Les bulles financières dopent les retours sur investissement
Par ailleurs, les propriétaires à faible revenu auraient davantage eu les moyens de rembourser leurs emprunts hypothécaires si l’écart de richesses n’avait pas été aussi important. M. Hubbard voit les choses différemment. Selon lui, de nombreux propriétaires n’auraient tout simplement pas dû emprunter. Désireux d’atténuer les inégalités, les décideurs ont voulu “démocratiser le crédit”, mais ils se sont fourvoyés. Ils auraient mieux fait de chercher à améliorer le système éducatif, conclut M. Hubbard.
M. Moss s’intéresse aussi aux récents travaux de Margaret M. Blair, qui enseigne à la Vanderbilt University Law School. Les bulles financières génèrent souvent des retours sur investissement plus importants, explique-t-elle, ce qui peut influencer les stratégies de placement des professionnels de la finance et les politiques dont ils font la promotion. Leurs décisions entraînent à leur tour l’accroissement des inégalités.

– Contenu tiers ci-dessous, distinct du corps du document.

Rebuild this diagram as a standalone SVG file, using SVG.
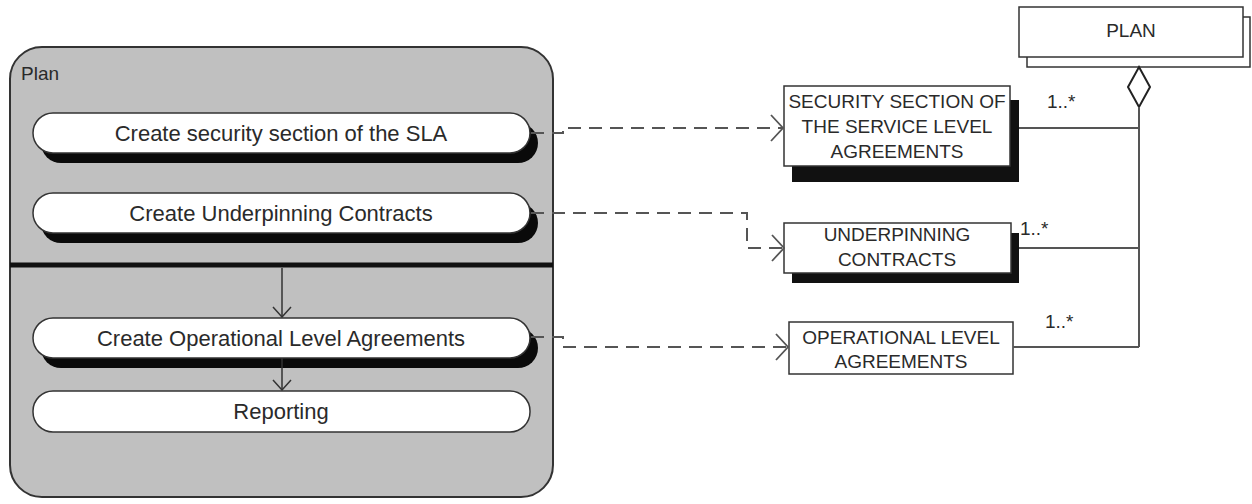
<svg xmlns="http://www.w3.org/2000/svg" width="1252" height="504" viewBox="0 0 1252 504">
<defs>
<style>
text{font-family:"Liberation Sans",Arial,sans-serif;fill:#2a2a2a}
.pill{fill:#fff;stroke:#333;stroke-width:1.5}
.psh{fill:#0a0a0a}
.box{fill:#fff;stroke:#333;stroke-width:1.5}
.bsh{fill:#111}
.act{font-size:22px;text-anchor:middle}
.obj{font-size:19px;text-anchor:middle}
.mult{font-size:19px}
.dash{fill:none;stroke:#555;stroke-width:2;stroke-dasharray:13 8}
.solid{fill:none;stroke:#555;stroke-width:2}
.flow{fill:none;stroke:#333;stroke-width:1.5}
</style>
<marker id="open" viewBox="0 0 14 28" refX="13" refY="14" markerWidth="14" markerHeight="28" markerUnits="userSpaceOnUse" orient="auto">
<path d="M1,1 L13,14 L1,27" fill="none" stroke="#555" stroke-width="1.8"/>
</marker>
<marker id="flowhead" viewBox="0 0 12 20" refX="11" refY="10" markerWidth="12" markerHeight="20" markerUnits="userSpaceOnUse" orient="auto">
<path d="M1,1 L11,10 L1,19" fill="none" stroke="#333" stroke-width="1.5"/>
</marker>
</defs>
<rect width="1252" height="504" fill="#fff"/>

<g id="plan-container">
<rect x="10" y="47" width="543" height="450" rx="32" ry="32" fill="#c0c0c0" stroke="#333" stroke-width="2"/>
<line x1="10" y1="265" x2="553" y2="265" stroke="#111" stroke-width="5"/>
<text x="21" y="80" style="font-size:19px">Plan</text>
</g>

<g id="act-security">
<rect class="psh" x="41" y="123" width="497" height="40" rx="20" ry="20"/>
<rect class="pill" x="33" y="113" width="497" height="40" rx="20" ry="20"/>
<text class="act" x="281" y="141">Create security section of the SLA</text>
</g>
<g id="act-underpinning">
<rect class="psh" x="41" y="203" width="497" height="40" rx="20" ry="20"/>
<rect class="pill" x="33" y="193" width="497" height="40" rx="20" ry="20"/>
<text class="act" x="281" y="221">Create Underpinning Contracts</text>
</g>
<g id="act-ola">
<rect class="psh" x="41" y="328" width="497" height="40" rx="20" ry="20"/>
<rect class="pill" x="33" y="318" width="497" height="40" rx="20" ry="20"/>
<text class="act" x="281" y="346">Create Operational Level Agreements</text>
</g>
<g id="act-reporting">
<rect class="pill" x="33" y="391" width="497" height="41" rx="20" ry="20"/>
<text class="act" x="281" y="419">Reporting</text>
</g>

<g id="obj-security">
<rect class="bsh" x="792" y="100" width="227" height="82"/>
<rect class="box" x="784" y="86" width="226" height="80"/>
<text class="obj" x="897" y="108">SECURITY SECTION OF</text>
<text class="obj" x="897" y="133">THE SERVICE LEVEL</text>
<text class="obj" x="897" y="158">AGREEMENTS</text>
</g>
<g id="obj-underpinning">
<rect class="bsh" x="792" y="233" width="227" height="50"/>
<rect class="box" x="784" y="223" width="227" height="50"/>
<text class="obj" x="897" y="241">UNDERPINNING</text>
<text class="obj" x="897" y="266">CONTRACTS</text>
</g>
<g id="obj-ola">
<rect class="box" x="789" y="322" width="224" height="52"/>
<text class="obj" x="901" y="344">OPERATIONAL LEVEL</text>
<text class="obj" x="901" y="368">AGREEMENTS</text>
</g>
<g id="obj-plan">
<rect class="box" x="1027" y="17" width="223" height="50"/>
<rect class="box" x="1019" y="7" width="224" height="50"/>
<text class="obj" x="1131" y="37">PLAN</text>
</g>

<g id="connectors">
<line class="flow" x1="282" y1="268" x2="282" y2="317" marker-end="url(#flowhead)"/>
<line class="flow" x1="282" y1="358" x2="282" y2="390" marker-end="url(#flowhead)"/>
<path class="dash" d="M531,133 H563 V128 H783" marker-end="url(#open)"/>
<path class="dash" d="M531,213 H747 V248 H784" marker-end="url(#open)"/>
<path class="dash" d="M531,337 H563 V347 H788" marker-end="url(#open)"/>
<path d="M1139,67 L1150,87 L1139,107 L1128,87 Z" fill="#fff" stroke="#222" stroke-width="2"/>
<path class="solid" d="M1139,107 V347"/>
<path class="solid" d="M1019,128 H1139"/>
<path class="solid" d="M1019,248 H1139"/>
<path class="solid" d="M1013,347 H1139"/>
<text class="mult" x="1047" y="108">1..*</text>
<text class="mult" x="1020" y="235">1..*</text>
<text class="mult" x="1045" y="328">1..*</text>
</g>
</svg>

Après l’effondrement de 1929, l’écart entre riches et pauvres s’est considérablement réduit. Pendant plusieurs dizaines d’années, il est resté pratiquement stable, à cause des pertes considérables subies par les plus fortunés et des importantes réformes introduites dans les années 1930 pour maîtriser Wall Street. Rien de tel n’est actuellement observé. Selon les plus récentes données disponibles, les écarts de revenus se sont légèrement réduits en 2008, mais personne ne sait si cela va continuer. Il est vrai que, cette fois-ci, le système ne s’est pas totalement effondré. M. Moss, qui était favorable à l’intervention du gouvernement en 2008 [pour sauver les banques], constate aujourd’hui que “les élites financières s’en sont plutôt bien sorties”.